Todesopfer in der Sülzenbrücker Zivilbevölkerung hatte es nicht oder eventuell eine Frau gegeben. Karl Klippstein schrieb hierzu: „daß am 22. Februar 1945 ein Personenzug von amerikanischen Tieffliegern beschossen und neben vielen anderen Fahrgästen dabei auch eine Frau aus Sülzenbrücken, Auguste Siebert, wohnhaft im Gartenhaus am Anger, tödlich verletzt wurde. Sie starb im Krankenhaus zu Arnstadt. Auch Flüchtlinge, die mit Fuhrwerken auf der uns nahe liegenden Autobahn von Osten nach Westen zogen, wurden von Fliegern angegriffen, verletzt oder total zusammengeschossen.
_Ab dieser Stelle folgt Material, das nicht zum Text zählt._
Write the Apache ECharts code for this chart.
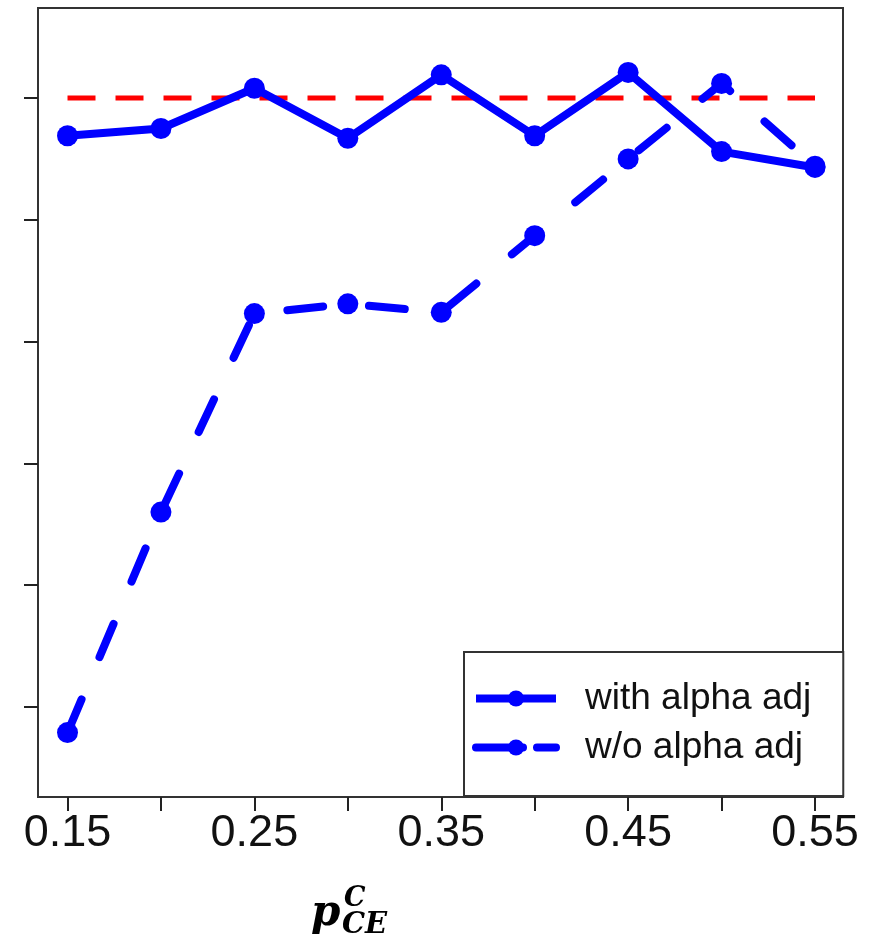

Die Sanitätsstelle Sülzenbrücken leistete hierbei große Hilfe beim Verbinden und Transport der Verwundeten, da die Unglücksstelle dem Dorf am nächsten lag.“
Hier gibt es zumindest in Bezug auf das Datum für den Zug eine Unklarheit, da der Personenzug offensichtlich am 23. Feb. beschossen wurde. Weiterhin konnte bisher in den zur Verfügung stehenden Sterbe- und Bestattungsbüchern (Sülzenbrücken, Arnstadt) noch kein Nachweis zu der verstorbenen Frau Siebert gefunden werden. Die sechs oben genannten Todesopfer sind alle namentlich bekannt und standesamtlich belegt. Sie stammten aus Arnstadt, Liebenstein, Berlin, Meiningen und Würzburg.
Insgesamt war Sülzenbrücken mit dem Schrecken davongekommen. Aber es dauerte noch bis zum 10. April, dass die Amerikaner unseren Ort einnahmen und der Krieg hier zu Ende war.